DATA SEGMENT -

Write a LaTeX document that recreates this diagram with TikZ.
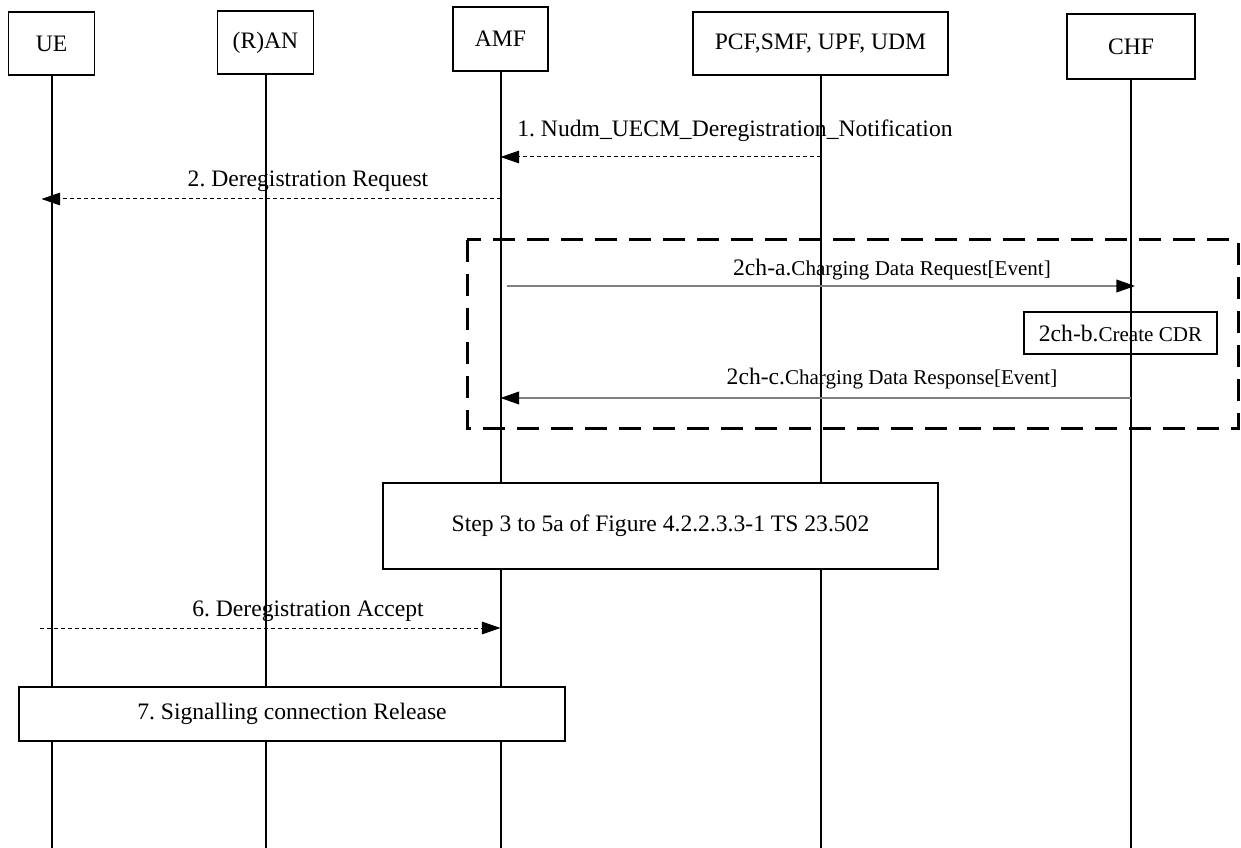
\documentclass[tikz,border=0pt]{standalone}
\usepackage{fontspec}
\setmainfont{Liberation Serif}
\usetikzlibrary{arrows.meta}
\tikzset{every picture/.style={line width=0.75pt}}
\newcommand{\smallfs}{\fontsize{15.8}{18}\selectfont}
\frenchspacing

\begin{document}
\begin{tikzpicture}[x=0.75pt,y=0.75pt,yscale=-1,xscale=1,
		font=\fontsize{17.7}{21}\selectfont,
		entity/.style={draw,line width=1pt,fill=white,inner sep=0pt,minimum height=47.25pt},
		lifeline/.style={line width=1.5pt},
		stepbox/.style={draw,line width=1pt,fill=white,inner sep=0pt},
		lbl/.style={inner sep=0pt,anchor=base},
		dashmsg/.style={dash pattern=on 3pt off 2.25pt,-{Triangle[length=14pt,width=9.5pt]}},
		chgmsg/.style={color={rgb, 255:red, 128; green, 128; blue, 128},line width=1.25pt,-{Triangle[length=14pt,width=9.5pt,black]}},
		groupbox/.style={line width=2.25pt,dash pattern=on 16.5pt off 9pt}]
		
		\path[use as bounding box,fill=white] (0,0) rectangle (1241,848);
		
		\node[entity,minimum width=64.5pt] (ue) at (51.5,43.5) {UE};
		\node[entity,minimum width=72pt] (ran) at (265.5,42.5) {(R)AN};
		\node[entity,minimum width=71.25pt,minimum height=48pt] (amf) at (500.5,39) {AMF};
		\node[entity,minimum width=191.25pt] (pcf) at (820.5,43.5) {PCF,SMF, UPF, UDM};
		\node[entity,minimum width=96pt,minimum height=48.75pt] (chf) at (1131,46.5) {CHF};
		
		\foreach \n in {ue,ran,amf,pcf,chf}
			\draw[lifeline] (\n.south) -- (\n.south |- 0,848);
		
		\draw[dashmsg] (pcf.south |- 0,157) -- (amf.south |- 0,157);
		\node[lbl] (m1) at (735,137) {1. Nudm\_UECM\_Deregistration\_Notification};
		
		\draw[dashmsg,shorten >=-7.5pt] (amf.south |- 0,199) -- (ue.south |- 0,199);
		\node[lbl] (m2) at (308,187) {2. Deregistration Request};
		
		\draw[groupbox] (467,240) rectangle (1238,428);
		
		\draw[chgmsg,shorten <=4.5pt,shorten >=-3pt] (amf.south |- 0,286) -- (chf.south |- 0,286);
		\node[lbl] (m2a) at (892,276) {2ch-a.{\smallfs Charging Data Request[Event]}};
		\node[stepbox,fill=none,minimum width=144.75pt,minimum height=31.5pt] (m2b) at (1120.5,333) {2ch-b.{\smallfs Create CDR}};
		\draw[chgmsg] (chf.south |- 0,398) -- (amf.south |- 0,398);
		\node[lbl] (m2c) at (892,384) {2ch-c.{\smallfs Charging Data Response[Event]}};
		
		\node[stepbox,minimum width=416.25pt,minimum height=64.5pt] (s35) at (660.5,526) {Step 3 to 5a of Figure 4.2.2.3.3-1 TS 23.502};
		
		\draw[dashmsg,shorten <=-8.5pt] (ue.south |- 0,628) -- (amf.south |- 0,628);
		\node[lbl] (m6) at (308,616) {6. Deregistration Accept};
		
		\node[stepbox,minimum width=409.5pt,minimum height=40.5pt] (s7) at (292,714) {7. Signalling connection Release};
		
	\end{tikzpicture}
\end{document}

REQUIREMENTS - Return all of the data exactly as written, and drop the pictures.

RESULT OF THIS TASK -
Write a LaTeX document that recreates this diagram with TikZ.
\documentclass[tikz,border=0pt]{standalone}
\usepackage{fontspec}
\setmainfont{Liberation Serif}
\usetikzlibrary{arrows.meta}
\tikzset{every picture/.style={line width=0.75pt}}
\newcommand{\smallfs}{\fontsize{15.8}{18}\selectfont}
\frenchspacing

\begin{document}
\begin{tikzpicture}[x=0.75pt,y=0.75pt,yscale=-1,xscale=1,
		font=\fontsize{17.7}{21}\selectfont,
		entity/.style={draw,line width=1pt,fill=white,inner sep=0pt,minimum height=47.25pt},
		lifeline/.style={line width=1.5pt},
		stepbox/.style={draw,line width=1pt,fill=white,inner sep=0pt},
		lbl/.style={inner sep=0pt,anchor=base},
		dashmsg/.style={dash pattern=on 3pt off 2.25pt,-{Triangle[length=14pt,width=9.5pt]}},
		chgmsg/.style={color={rgb, 255:red, 128; green, 128; blue, 128},line width=1.25pt,-{Triangle[length=14pt,width=9.5pt,black]}},
		groupbox/.style={line width=2.25pt,dash pattern=on 16.5pt off 9pt}]
		
		\path[use as bounding box,fill=white] (0,0) rectangle (1241,848);
		
		\node[entity,minimum width=64.5pt] (ue) at (51.5,43.5) {UE};
		\node[entity,minimum width=72pt] (ran) at (265.5,42.5) {(R)AN};
		\node[entity,minimum width=71.25pt,minimum height=48pt] (amf) at (500.5,39) {AMF};
		\node[entity,minimum width=191.25pt] (pcf) at (820.5,43.5) {PCF,SMF, UPF, UDM};
		\node[entity,minimum width=96pt,minimum height=48.75pt] (chf) at (1131,46.5) {CHF};
		
		\foreach \n in {ue,ran,amf,pcf,chf}
			\draw[lifeline] (\n.south) -- (\n.south |- 0,848);
		
		\draw[dashmsg] (pcf.south |- 0,157) -- (amf.south |- 0,157);
		\node[lbl] (m1) at (735,137) {1. Nudm\_UECM\_Deregistration\_Notification};
		
		\draw[dashmsg,shorten >=-7.5pt] (amf.south |- 0,199) -- (ue.south |- 0,199);
		\node[lbl] (m2) at (308,187) {2. Deregistration Request};
		
		\draw[groupbox] (467,240) rectangle (1238,428);
		
		\draw[chgmsg,shorten <=4.5pt,shorten >=-3pt] (amf.south |- 0,286) -- (chf.south |- 0,286);
		\node[lbl] (m2a) at (892,276) {2ch-a.{\smallfs Charging Data Request[Event]}};
		\node[stepbox,fill=none,minimum width=144.75pt,minimum height=31.5pt] (m2b) at (1120.5,333) {2ch-b.{\smallfs Create CDR}};
		\draw[chgmsg] (chf.south |- 0,398) -- (amf.south |- 0,398);
		\node[lbl] (m2c) at (892,384) {2ch-c.{\smallfs Charging Data Response[Event]}};
		
		\node[stepbox,minimum width=416.25pt,minimum height=64.5pt] (s35) at (660.5,526) {Step 3 to 5a of Figure 4.2.2.3.3-1 TS 23.502};
		
		\draw[dashmsg,shorten <=-8.5pt] (ue.south |- 0,628) -- (amf.south |- 0,628);
		\node[lbl] (m6) at (308,616) {6. Deregistration Accept};
		
		\node[stepbox,minimum width=409.5pt,minimum height=40.5pt] (s7) at (292,714) {7. Signalling connection Release};
		
	\end{tikzpicture}
\end{document}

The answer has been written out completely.